I got to the airport three hours early. I could smell the beauracracy wafting out from behind the raised ticket booths. Lines made up lines around the China Eastern Airport. I made myself loud and clear but china eastern had not rebooked a flight for me, I was on standby. I made a friend. Then I got in. The connecting flight was no longer the same day so I would stay the night in a hotel in Kunming.
Frustration is adhesive and good leverage to start talking. I made friends with two girls from Canada who would be staying overnight in the hotel with me on their way to Laos. They just finished their MD residency and were taking the summer to travel the world. After the flight we found the shuttle to take us to the hotel, waited at reception for 1 hour, convinced the manager, no I could not double room with a random (probably male) stranger from the plane, got my room key and went up. The Canadian girls and I went out into the cold night exploring fruit stands and saying hi the stray…pug dogs. A man told me to get on his motorcycle. I declined.
We couldn’t find any food stalls open so we ordered room service and ate our bowls of noodles and watched fun Chinese game shows and bonded like a bunch of girls in a foreign country.
I arrived in Beijing and found Muzi with a large glittery purple sign that said “Chelsea!” We hugged and jumped in a circle for a bit and she gave me her mom’s big down jacket so I would never have to set foot in the bitter Beijing air without being properly swaddled. She also brought my bridesmaids dress which I tried on in a bathroom stall.

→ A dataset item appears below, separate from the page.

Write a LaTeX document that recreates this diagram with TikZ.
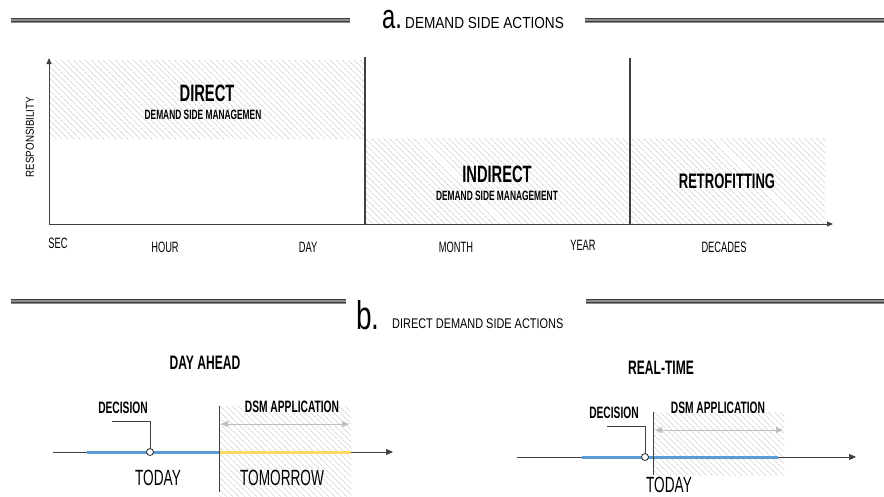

She fed me a Chinese noodle lunch and I was off again heading toward Shanghai on the fastest train in the world. The world went by so fast it made my eyes hurt. What should have been a 10 hour train ride to Shanghai took only 5 hours. When I reached my station the train warned me to “not leave any passengers behind or take any passengers by mistake.”
My hostel was voted the best in the world by Lonely Planet Guide. My double room had a pitched ceiling with intricate molding and rickety old wooden floors.
It was 10pm but I was starving. I followed a visibly smoky scent down the block and into a bare Chinese restaurant. The menu had pictures so I pointed and waited. My first night in Shanghai, alone at 10pm, I ate a big skillet of sizzling beef.
My hostel had a bar downstairs and I shared a scotch with some other travelers, ate some roasted chestnuts out of a brown paper bag and went to sleep.